#### PROBLEM TO SOLVE:
The line holding "30000, 35000, 40000];" is the last one to output; start at the first line of the data, keep every line in between exactly, and leave out pictures.

#### DATA EXCERPT:

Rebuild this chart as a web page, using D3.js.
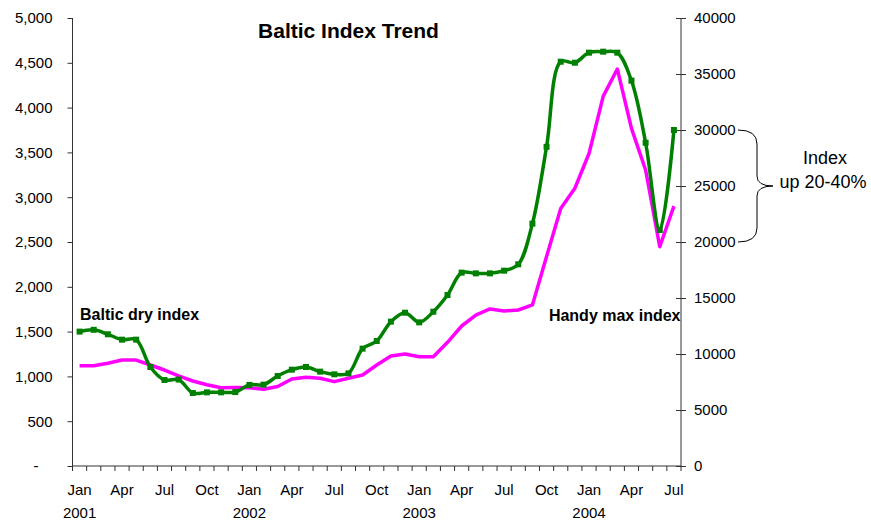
<!DOCTYPE html>
<html>
<head>
<meta charset="utf-8">
<script src="https://cdn.jsdelivr.net/npm/d3@7"></script>
<style>
  body { margin: 0; background: #fff; }
  svg text { font-family: "Liberation Sans", Arial, sans-serif; fill: #000; }
</style>
</head>
<body>
<div id="chart"></div>
<script>
const margin = { top: 18, right: 190, bottom: 54, left: 72.5 },
      width = 871 - margin.left - margin.right,
      height = 520 - margin.top - margin.bottom;

const monthNames = ["Jan","Feb","Mar","Apr","May","Jun","Jul","Aug","Sep","Oct","Nov","Dec"];
const years = [2001, 2002, 2003, 2004];

// monthly categories Jan 2001 .. Jul 2004
const months = [];
years.forEach(yr => monthNames.forEach((m, i) => {
  if (yr < 2004 || i <= 6) months.push(`${m} ${yr}`);
}));

// Baltic dry index (left axis)
const balticDry = [
  1500, 1520, 1470, 1410, 1410, 1105, 960, 965, 815, 822, 822, 825,
  905, 908, 1004, 1075, 1105, 1053, 1023, 1034, 1310, 1395, 1611, 1711,
  1603, 1722, 1908, 2158, 2150, 2150, 2180, 2251, 2705, 3562, 4512, 4501,
  4613, 4624, 4613, 4301, 3608, 2634, 3750
];

// Handy max index (right axis)
const handyMax = [
  8950, 8950, 9170, 9460, 9460, 9020, 8570, 8040, 7590, 7250, 6990, 7000,
  6990, 6850, 7100, 7770, 7920, 7830, 7530, 7830, 8125, 9020, 9820, 10000,
  9760, 9760, 11040, 12500, 13480, 14020, 13840, 13930, 14380, 18700, 23000, 24800,
  27900, 33000, 35450, 30150, 26430, 19580, 23200
];

const leftTicks = [0, 500, 1000, 1500, 2000, 2500, 3000, 3500, 4000, 4500, 5000];
const rightTicks = [0, 5000, 10000, 15000, 20000, 25000, 30000, 35000, 40000];

const svg = d3.select("#chart")
  .append("svg")
  .attr("width", 871)
  .attr("height", 520)
  .append("g")
  .attr("transform", `translate(${margin.left},${margin.top})`);

const x = d3.scaleBand()
  .domain(months)
  .range([0, width]);

const yLeft = d3.scaleLinear().domain([0, 5000]).range([height, 0]);
const yRight = d3.scaleLinear().domain([0, 40000]).range([height, 0]);

const cx = d => x(d) + x.bandwidth() / 2;

// Axes
const axisColor = "#333";

// x axis: ticks on every band boundary
const xAxis = svg.append("g").attr("transform", `translate(0,${height})`);
xAxis.append("line")
  .attr("x1", 0).attr("x2", width)
  .attr("stroke", axisColor);
xAxis.selectAll(".tk")
  .data(months.concat(["end"]))
  .join("line")
  .attr("x1", (d, i) => i * x.step())
  .attr("x2", (d, i) => i * x.step())
  .attr("y1", 0).attr("y2", 5)
  .attr("stroke", axisColor);
xAxis.selectAll(".mlab")
  .data(months.filter((d, i) => i % 3 === 0))
  .join("text")
  .attr("x", d => cx(d))
  .attr("y", 29)
  .attr("text-anchor", "middle")
  .style("font-size", "15px")
  .text(d => d.split(" ")[0]);
xAxis.selectAll(".ylab")
  .data(months.filter(d => d.startsWith("Jan")))
  .join("text")
  .attr("x", d => cx(d))
  .attr("y", 52)
  .attr("text-anchor", "middle")
  .style("font-size", "15px")
  .text(d => d.split(" ")[1]);

// left axis
const leftAxis = svg.append("g")
  .call(d3.axisLeft(yLeft)
    .tickValues(leftTicks)
    .tickSize(5)
    .tickPadding(15)
    .tickFormat(d => d === 0 ? "-" : d3.format(",")(d)));
leftAxis.select(".domain").attr("stroke", axisColor).attr("d", `M0,0V${height}`);
leftAxis.selectAll(".tick line").attr("stroke", axisColor);
leftAxis.selectAll("text").style("font-size", "15px").attr("fill", "#000");
leftAxis.selectAll(".tick").filter(d => d === 0).select("text").attr("x", -34);

// right axis
const rightAxis = svg.append("g")
  .attr("transform", `translate(${width},0)`)
  .call(d3.axisRight(yRight)
    .tickValues(rightTicks)
    .tickSize(5)
    .tickPadding(8)
    .tickFormat(d3.format("d")));
rightAxis.select(".domain").attr("stroke", axisColor).attr("d", `M0,0V${height}`);
rightAxis.selectAll(".tick line").attr("stroke", axisColor).attr("x1", -5);
rightAxis.selectAll("text").style("font-size", "15px").attr("fill", "#000");

// Lines
const handyLine = d3.line()
  .x((d, i) => cx(months[i]))
  .y(d => yRight(d));

svg.append("path")
  .datum(handyMax)
  .attr("fill", "none")
  .attr("stroke", "#ff00ff")
  .attr("stroke-width", 3.5)
  .attr("stroke-linejoin", "round")
  .attr("d", handyLine);

const dryLine = d3.line()
  .x((d, i) => cx(months[i]))
  .y(d => yLeft(d))
  .curve(d3.curveCatmullRom.alpha(0.5));

svg.append("path")
  .datum(balticDry)
  .attr("fill", "none")
  .attr("stroke", "#008000")
  .attr("stroke-width", 3.5)
  .attr("stroke-linejoin", "round")
  .attr("d", dryLine);

svg.selectAll(".mk")
  .data(balticDry)
  .join("rect")
  .attr("x", (d, i) => cx(months[i]) - 3)
  .attr("y", d => yLeft(d) - 3)
  .attr("width", 6)
  .attr("height", 6)
  .attr("fill", "#008000");

// Title and labels
svg.append("text")
  .attr("x", 276)
  .attr("y", 20)
  .attr("text-anchor", "middle")
  .style("font-size", "21px")
  .style("font-weight", "bold")
  .text("Baltic Index Trend");

svg.append("text")
  .attr("x", 7.5)
  .attr("y", 302)
  .style("font-size", "16px")
  .style("font-weight", "bold")
  .text("Baltic dry index");

svg.append("text")
  .attr("x", width - 0.5)
  .attr("y", 303)
  .attr("text-anchor", "end")
  .style("font-size", "16px")
  .style("font-weight", "bold")
  .text("Handy max index");

// Brace annotation on right
const bTop = yRight(30000), bBot = yRight(20000), bMid = (bTop + bBot) / 2;
const x0 = width + 57, xv = width + 76, xt = width + 92;
svg.append("path")
  .attr("fill", "none")
  .attr("stroke", "#000")
  .attr("stroke-width", 1)
  .attr("d", `M${x0},${bTop} Q${xv},${bTop} ${xv},${bTop + 14} L${xv},${bMid - 10}
    Q${xv},${bMid} ${xt},${bMid} Q${xv},${bMid} ${xv},${bMid + 10}
    L${xv},${bBot - 14} Q${xv},${bBot} ${x0},${bBot}`);

svg.append("text")
  .attr("x", width + 144)
  .attr("y", 146)
  .attr("text-anchor", "middle")
  .style("font-size", "18px")
  .text("Index");
svg.append("text")
  .attr("x", width + 142)
  .attr("y", 170)
  .attr("text-anchor", "middle")
  .style("font-size", "18px")
  .text("up 20-40%");
</script>
</body>
</html>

#### RESULT OF THE TASK:
Rebuild this chart as a web page, using D3.js.
<!DOCTYPE html>
<html>
<head>
<meta charset="utf-8">
<script src="https://cdn.jsdelivr.net/npm/d3@7"></script>
<style>
  body { margin: 0; background: #fff; }
  svg text { font-family: "Liberation Sans", Arial, sans-serif; fill: #000; }
</style>
</head>
<body>
<div id="chart"></div>
<script>
const margin = { top: 18, right: 190, bottom: 54, left: 72.5 },
      width = 871 - margin.left - margin.right,
      height = 520 - margin.top - margin.bottom;

const monthNames = ["Jan","Feb","Mar","Apr","May","Jun","Jul","Aug","Sep","Oct","Nov","Dec"];
const years = [2001, 2002, 2003, 2004];

// monthly categories Jan 2001 .. Jul 2004
const months = [];
years.forEach(yr => monthNames.forEach((m, i) => {
  if (yr < 2004 || i <= 6) months.push(`${m} ${yr}`);
}));

// Baltic dry index (left axis)
const balticDry = [
  1500, 1520, 1470, 1410, 1410, 1105, 960, 965, 815, 822, 822, 825,
  905, 908, 1004, 1075, 1105, 1053, 1023, 1034, 1310, 1395, 1611, 1711,
  1603, 1722, 1908, 2158, 2150, 2150, 2180, 2251, 2705, 3562, 4512, 4501,
  4613, 4624, 4613, 4301, 3608, 2634, 3750
];

// Handy max index (right axis)
const handyMax = [
  8950, 8950, 9170, 9460, 9460, 9020, 8570, 8040, 7590, 7250, 6990, 7000,
  6990, 6850, 7100, 7770, 7920, 7830, 7530, 7830, 8125, 9020, 9820, 10000,
  9760, 9760, 11040, 12500, 13480, 14020, 13840, 13930, 14380, 18700, 23000, 24800,
  27900, 33000, 35450, 30150, 26430, 19580, 23200
];

const leftTicks = [0, 500, 1000, 1500, 2000, 2500, 3000, 3500, 4000, 4500, 5000];
const rightTicks = [0, 5000, 10000, 15000, 20000, 25000, 30000, 35000, 40000];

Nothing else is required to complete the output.